JAIR RATTNER; MARTA SALOMON

JAIR RATTNER
Em Coimbra
O sociólogo Fernando Henrique Cardoso deixou a Universidade de Coimbra com um dever de casa: responder às perguntas feitas por seu colega português Boaventura de Souza Santos durante a cerimônia de doutoramento.
A intervenção destoou da tradição acadêmica nesse tipo de homenagem que, em geral, se resumem a elogios ao homenageado.
``Vai, de fato, o sociólogo Fernando Henrique Cardoso ensinar o político Fernando Henrique Cardoso a ser um bom presidente, fiel ao programa de mudança social democrática e progressista há muito traçado ou, pelo contrário, vai o político Fernando Henrique Cardoso, feito presidente, lembrar ao sociólogo Fernando Henrique Cardoso que os tempos mudaram, e que as idéias saíram do lugar?"
Souza Santos lembrou o discurso de posse de FHC, em que ele dizia que o país vai dar certo. ``Irá?", questionou o professor, preocupado em investigar o que chamou de ``apaixonante aventura do presidente-sociólogo".
Ao apresentar a obra de FHC, o intelectual português disse que é muito cedo para saber a resposta para suas perguntas, mas insiste: "a pergunta é válida.
E explicou: ``Perguntar se Fernando Henrique Cardoso vai dar certo equivale a perguntar se o vasto e profundo conhecimento acumulado por ele sobre o Brasil é suficientemente certo para devolver aos brasileiros a certeza da esperança".
Souza Santos aproveitou seu discurso para dar conselhos ao sociólogo-presidente. ``Barbas de molho", foi o primeiro deles.

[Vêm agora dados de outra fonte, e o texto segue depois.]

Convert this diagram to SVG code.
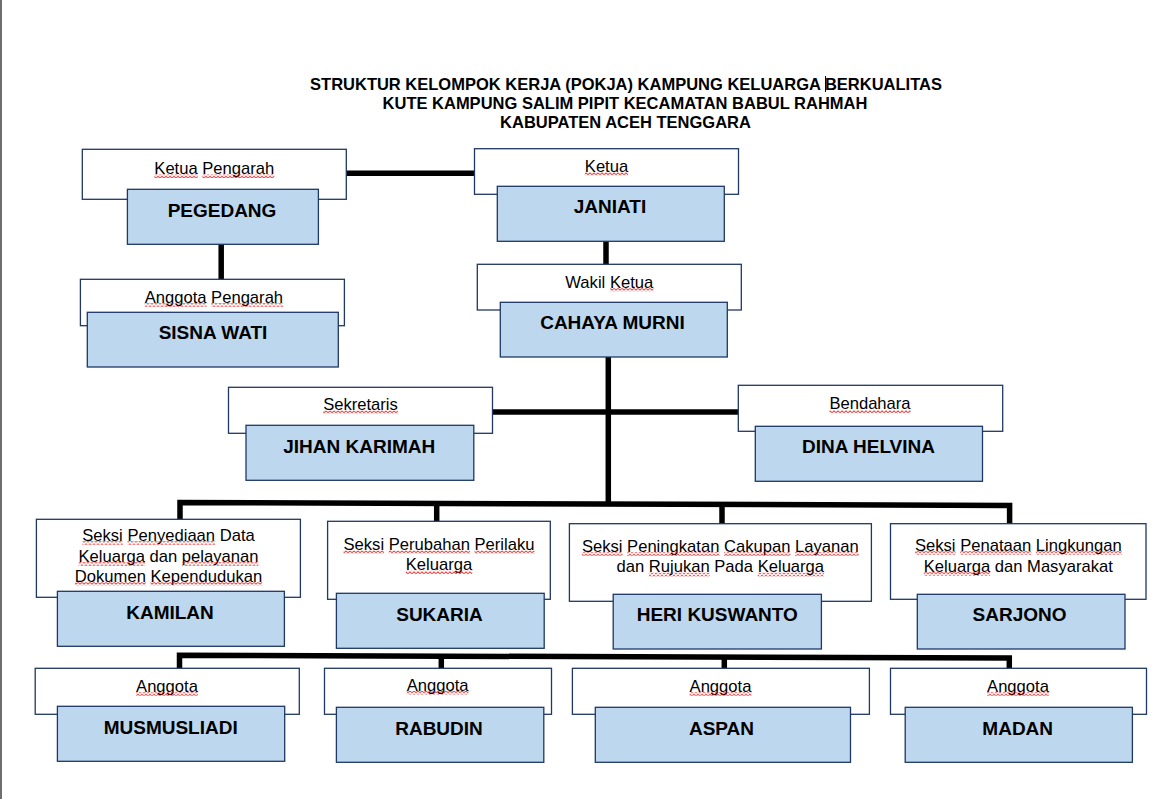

O professor lembrou a FHC que o modelo social-democrata defendido poucos minutos antes está em crise na própria Europa e recomendou: ``Há então que o reinventar profundamente".
PT protesta
Enquanto FHC era homenageado, do lado de fora do prédio, três membros do núcleo do PT de Lisboa exibiam faixa com slogan: "FHC: professor teoriza contra a dependência - presidente pratica a dependência".
Fernando Henrique é um dos autores da teoria da dependência, segundo a qual os países subdesenvolvidos têm seu crescimento determinado pelo funcionamento das economias dos países do Primeiro Mundo.
A homenagem a FHC começou com duas horas de atraso. Seguiu um ritual praticado desde a Idade Média, com roupas típicas e até uma charola -banda de sopro que toca músicas medievais.
O presidente vestiu uma toga, com um capelo -uma capa pequena com as cores da faculdade que deu o doutoramento: vermelho e branco, de economia. A primeira-dama Ruth Cardoso também participou da cerimônia com uma toga, mas sem o capelo.
Depois de ser apresentado aos outros doutores na biblioteca da universidade, FHC seguiu em cortejo até a Sala dos Grandes Atos, o local em que se realizou a cerimônia -um auditório que mantém a decoração do século 16.
O cortejo era aberto por um grupo de dez lanceiros vestidos em roupas medievais e pela charola. Em seguida, vinham cerca de cem doutores com suas togas, capelos e borlas (espécie de chapéus).
Na escada para a sala, os estudantes cumpriram mais uma tradição medieval: em homenagem ao doutorado, colocaram suas togas no chão para FHC pisar nelas.
Hoje, FHC recebe mais título de doutor "honoris causa", da Universidade do Porto, em uma cerimônia que acontece por causa da rivalidade entre universidades.